Stacks of books are still my comfort spots. In my twenties, big decisions -- college applications, graduate school woes, friend troubles -- always led me back to bookstores. Alone in the US, I'd drive to Barnes and Noble late in the evenings just to reconnect. Run my fingers over the spines, like touching the fingertips of old friends. Open a book, any book, and the familiarity of print was enough to comfort. I'd find the quietest row, lean back against the books and surround myself with stacks of stories. My makeshift fort of fiction was where I remembered how to be strong and safe and sure.

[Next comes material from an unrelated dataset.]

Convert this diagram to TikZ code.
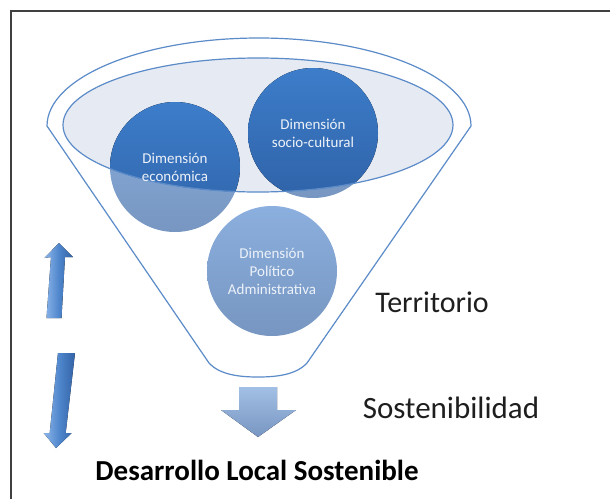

It's been years since I've been able to take a day off from the world just to read. A day when food appears, clothes are washed, chores can wait, and all that lies before me is the open road to a story world. It's gotten worse lately. Ask me my hobbies and reading tops the list. But ask what I've read lately, what I'm reading now, and the answers slip back to what I read months or a year or two ago.

In part, this is the narrowing that comes with age: there are fewer authors I will tolerate, less genres I'm likely to crack open. But it's made me worry. How could the people I was -- the child who ran to libraries for comfort, a woman who drove through snowstorms just to be with a bunch of books -- turn into someone who can't remember the last good thing she read?

Here's a secret: there's a book I'm halfway through that I love, the sort of love that makes me want to fall through the pages and live in this writer's mind forever. There's another one I just began that's brought wonder back to the world -- I will never look at the fingers on my own hand the same way again. But I haven't finished these. I don't even know where I put the first one. The other sits on my nightstand. Instead I'm racing through trashy romances, the kind with bad writing and pathetic characters that leave me feeling cheap afterward. Almost as if I'd rather indulge in one-night stands (and that's all it takes to get through these) than commit to an actual book.

And here's the real secret: I'm afraid to finish the good books. I'm scared to fall too deeply into story worlds, to lean too far back against their strength, simply because one problem that I struggled with isn't one I could solve or hide from by climbing into my story fort.

Reading -- the kind that leaves mind and heart sated for a while -- is I think an act of courage.
The stories I read gave me permission to be not just myself, but all of my selves. Introverted, confused, tall, plump -- whatever the adjective, there was always a story to tell me it would be okay. Books are doors into other worlds, but they were also a window into my own life. Crack one open, and I could climb back in and walk through my world on another road, one not accessible without the book-window. Allowing myself to simply read, to walk away through wardrobes, fly through a stranger's apricot tree, or hurtle through space with a robot for company, is an act of trust in the writer and myself. That if I take a day to lean into walls that turn into doors and be swept up in a story, tomorrow will be brighter -- there will be a different light, a new way through.

All readers have a book alter ego, I think. Mine was a headstrong girl who wanted to be a writer and blundered her way through life with little care for propriety. Her only real beauty was her hair. When mine started to fall out in clumps this year, I've wondered as I clean my pillowcase each morning: What would Jo do? (Yes, I turned to a fictional character from the last century for hair care advice). It took me months to remember the answer: She'd take a day off, settle into the garret with some apples, and read her worries away.